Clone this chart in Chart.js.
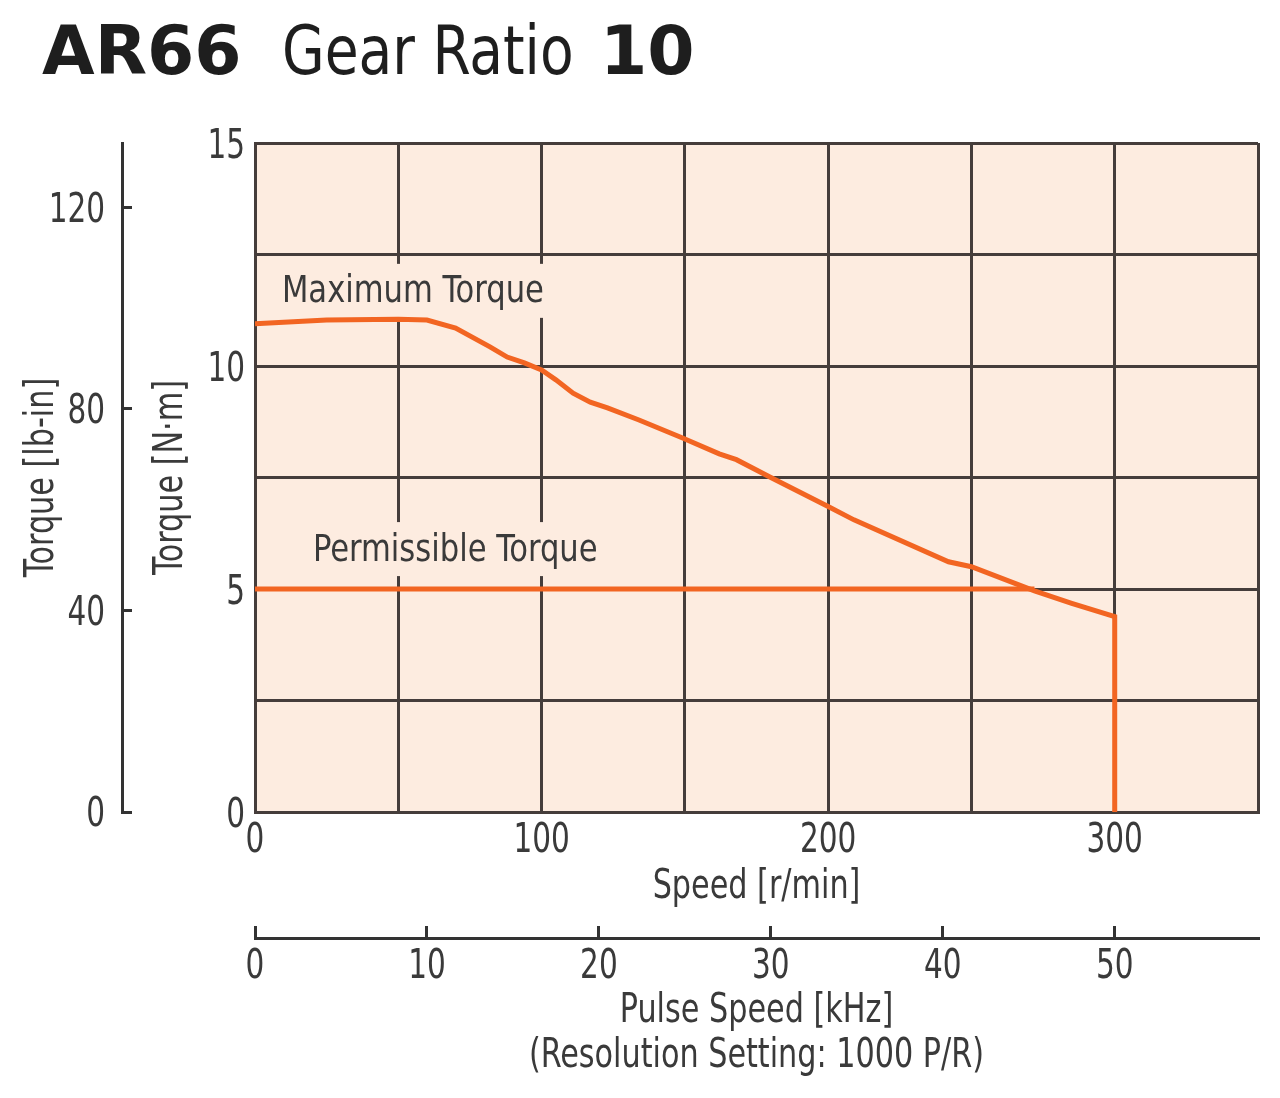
<!DOCTYPE html>
<html>
<head>
<meta charset="utf-8">
<script src="https://cdn.jsdelivr.net/npm/chart.js@4.4.1/dist/chart.umd.min.js"></script>
<style>
  body { margin: 0; background: #fff; }
  #wrap { position: relative; width: 1280px; height: 1098px; }
  #chart { position: absolute; left: 0; top: 0; }
  #title span { position: absolute; top: 6px; white-space: nowrap; color: #1e1e1e; line-height: 90px; }
  #title .b { font-family: 'DejaVu Sans', sans-serif; font-weight: bold; font-size: 68px; }
  #title .n { font-family: 'DejaVu Sans Condensed', 'DejaVu Sans', sans-serif; font-size: 68px;
              transform: scaleX(0.9); transform-origin: left center; }
</style>
</head>
<body>
<div id="wrap">
  <div id="title">
    <span class="b" style="left:42px">AR66</span>
    <span class="n" style="left:282px">Gear Ratio</span>
    <span class="b" style="left:600px">10</span>
  </div>
  <canvas id="chart" width="1280" height="1098"></canvas>
</div>
<script>
// values
const speedMax = [0, 25, 50, 60, 70, 82, 88, 94, 100, 105, 111, 117, 123, 134, 149, 162, 168, 180, 200, 209, 242, 250, 272, 285, 300, 300];
const torqueMax = [10.95, 11.03, 11.05, 11.03, 10.85, 10.43, 10.2, 10.07, 9.91, 9.69, 9.39, 9.19, 9.06, 8.79, 8.39, 8.03, 7.9, 7.5, 6.85, 6.55, 5.61, 5.5, 4.96, 4.68, 4.38, 0];
const speedPerm = [0, 272];
const torquePerm = [5, 5];

const speedRange = [0, 350];     // r/min
const torqueRange = [0, 15];     // N·m
const lbinPerNm = 8.8507;
const kHzPerRpm = 1 / 6;         // gear ratio 10, 1000 P/R

const curveLabels = [
  { text: 'Maximum Torque', speed: 9.4, torque: 11.64 },
  { text: 'Permissible Torque', speed: 20.2, torque: 5.85 }
];

const FONT = "'DejaVu Sans Condensed', 'DejaVu Sans', sans-serif";
const TXT = '#3a3a3a';
const GRID = '#453d3b';
const ORANGE = '#f26522';
const PEACH = '#fdece0';

const toXY = (xs, ys) => xs.map((x, i) => ({ x: x, y: ys[i] }));

// narrow all canvas text so it looks like the condensed face of the original
const squeeze = {
  id: 'squeeze',
  beforeDraw(chart) {
    const ctx = chart.ctx;
    if (ctx._origFillText) return;
    const orig = ctx.fillText.bind(ctx);
    ctx._origFillText = orig;
    ctx.textSqueeze = 0.82;
    ctx.fillText = function (text, x, y) {
      this.save();
      this.translate(x, y);
      this.scale(this.textSqueeze, 1);
      orig(text, 0, 0);
      this.restore();
    };
  }
};

const plotBg = {
  id: 'plotBg',
  beforeDraw(chart) {
    const { ctx, chartArea: a } = chart;
    ctx.save();
    ctx.fillStyle = PEACH;
    ctx.fillRect(a.left, a.top, a.right - a.left, a.bottom - a.top);
    ctx.restore();
  }
};

// curve names sit on a peach box that hides the grid behind them
const curveText = {
  id: 'curveText',
  beforeDatasetsDraw(chart) {
    const { ctx, scales } = chart;
    ctx.save();
    ctx.font = '37px ' + FONT;
    ctx.fillStyle = PEACH;
    curveLabels.forEach(l => {
      const x = scales.x.getPixelForValue(l.speed);
      const y = scales.y.getPixelForValue(l.torque);
      const w = ctx.measureText(l.text).width * 0.92;
      ctx.fillRect(x - 8, y - 29, w + 16, 54);
    });
    ctx.restore();
  },
  afterDatasetsDraw(chart) {
    const { ctx, scales } = chart;
    ctx.save();
    ctx.textSqueeze = 0.92;
    ctx.font = '37px ' + FONT;
    ctx.fillStyle = TXT;
    ctx.textAlign = 'left';
    ctx.textBaseline = 'middle';
    curveLabels.forEach(l => {
      ctx.fillText(l.text, scales.x.getPixelForValue(l.speed), scales.y.getPixelForValue(l.torque));
    });
    ctx.textSqueeze = 0.82;
    ctx.restore();
  }
};

new Chart(document.getElementById('chart'), {
  type: 'line',
  data: {
    datasets: [
      {
        label: 'Maximum Torque',
        data: toXY(speedMax, torqueMax),
        borderColor: ORANGE,
        borderWidth: 5,
        pointRadius: 0,
        tension: 0,
        fill: false
      },
      {
        label: 'Permissible Torque',
        data: toXY(speedPerm, torquePerm),
        borderColor: ORANGE,
        borderWidth: 5,
        pointRadius: 0,
        fill: false
      }
    ]
  },
  options: {
    responsive: false,
    animation: false,
    layout: { padding: { top: 143, right: 22, left: 0, bottom: 0 } },
    plugins: { legend: { display: false }, tooltip: { enabled: false } },
    scales: {
      x: {
        type: 'linear',
        position: 'bottom',
        weight: 0,
        min: speedRange[0],
        max: speedRange[1],
        afterFit: s => { s.height = 126; },
        grid: { color: GRID, lineWidth: 3, drawTicks: false },
        border: { color: GRID, width: 3 },
        ticks: {
          stepSize: 50,
          padding: 6,
          color: TXT,
          font: { family: FONT, size: 40 },
          maxRotation: 0,
          callback: v => (v % 100 === 0 ? v : '')
        },
        title: { display: true, text: 'Speed [r/min]', color: TXT, font: { family: FONT, size: 41 }, padding: { top: 0, bottom: 26 } }
      },
      x2: {
        type: 'linear',
        position: 'bottom',
        weight: 1,
        min: speedRange[0] * kHzPerRpm,
        max: speedRange[1] * kHzPerRpm,
        afterFit: s => { s.height = 160; },
        grid: { drawOnChartArea: false, drawTicks: true, tickLength: -12, color: '#333', lineWidth: 3 },
        border: { color: '#333', width: 3 },
        ticks: {
          stepSize: 10,
          includeBounds: false,
          padding: 18,
          color: TXT,
          font: { family: FONT, size: 40 },
          maxRotation: 0
        },
        title: {
          display: true,
          text: ['Pulse Speed [kHz]', '(Resolution Setting: 1000 P/R)'],
          color: TXT,
          font: { family: FONT, size: 41, lineHeight: 1.1 },
          padding: { top: 0, bottom: 19 }
        }
      },
      y: {
        type: 'linear',
        position: 'left',
        weight: 0,
        min: torqueRange[0],
        max: torqueRange[1],
        afterFit: s => { s.width = 133; },
        grid: { color: GRID, lineWidth: 3, drawTicks: false },
        border: { color: GRID, width: 3 },
        ticks: {
          stepSize: 2.5,
          padding: 10,
          labelOffset: 5,
          color: TXT,
          font: { family: FONT, size: 40 },
          callback: v => (v % 5 === 0 ? v : '')
        },
        title: { display: true, text: 'Torque [N·m]', color: TXT, font: { family: FONT, size: 41 }, padding: { top: 25, bottom: 0 } }
      },
      y2: {
        type: 'linear',
        position: 'left',
        weight: 1,
        min: torqueRange[0] * lbinPerNm,
        max: torqueRange[1] * lbinPerNm,
        afterFit: s => { s.width = 122; },
        grid: { drawOnChartArea: false, drawTicks: true, tickLength: -10, color: '#333', lineWidth: 3 },
        border: { color: '#333', width: 3 },
        ticks: {
          stepSize: 40,
          includeBounds: false,
          padding: 27,
          labelOffset: 4,
          color: TXT,
          font: { family: FONT, size: 40 }
        },
        title: { display: true, text: 'Torque [lb-in]', color: TXT, font: { family: FONT, size: 41 }, padding: { top: 18, bottom: 0 } }
      }
    }
  },
  plugins: [squeeze, plotBg, curveText]
});
</script>
</body>
</html>
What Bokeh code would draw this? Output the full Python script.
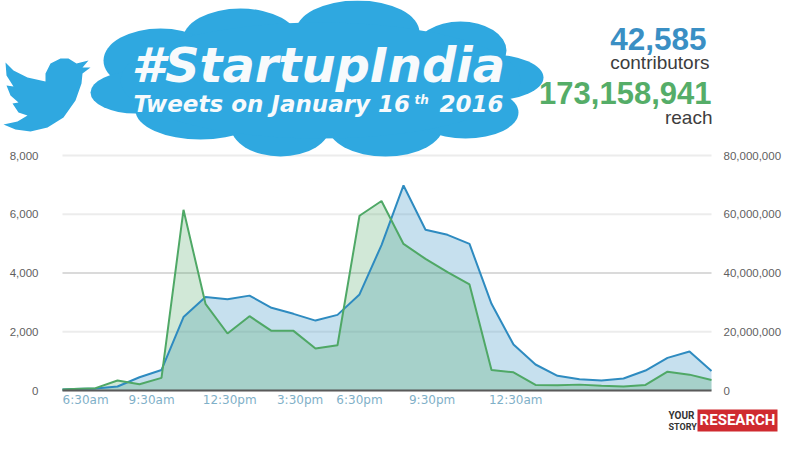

━━━

**WHAT IS EXPECTED**
All lines from the start of the entries above through the line containing "const torquePerm = [5, 5];" are to be given again exactly; the pictures are not.

**THE COMPLETED TASK**
Clone this chart in Chart.js.
<!DOCTYPE html>
<html>
<head>
<meta charset="utf-8">
<script src="https://cdn.jsdelivr.net/npm/chart.js@4.4.1/dist/chart.umd.min.js"></script>
<style>
  body { margin: 0; background: #fff; }
  #wrap { position: relative; width: 1280px; height: 1098px; }
  #chart { position: absolute; left: 0; top: 0; }
  #title span { position: absolute; top: 6px; white-space: nowrap; color: #1e1e1e; line-height: 90px; }
  #title .b { font-family: 'DejaVu Sans', sans-serif; font-weight: bold; font-size: 68px; }
  #title .n { font-family: 'DejaVu Sans Condensed', 'DejaVu Sans', sans-serif; font-size: 68px;
              transform: scaleX(0.9); transform-origin: left center; }
</style>
</head>
<body>
<div id="wrap">
  <div id="title">
    <span class="b" style="left:42px">AR66</span>
    <span class="n" style="left:282px">Gear Ratio</span>
    <span class="b" style="left:600px">10</span>
  </div>
  <canvas id="chart" width="1280" height="1098"></canvas>
</div>
<script>
// values
const speedMax = [0, 25, 50, 60, 70, 82, 88, 94, 100, 105, 111, 117, 123, 134, 149, 162, 168, 180, 200, 209, 242, 250, 272, 285, 300, 300];
const torqueMax = [10.95, 11.03, 11.05, 11.03, 10.85, 10.43, 10.2, 10.07, 9.91, 9.69, 9.39, 9.19, 9.06, 8.79, 8.39, 8.03, 7.9, 7.5, 6.85, 6.55, 5.61, 5.5, 4.96, 4.68, 4.38, 0];
const speedPerm = [0, 272];
const torquePerm = [5, 5];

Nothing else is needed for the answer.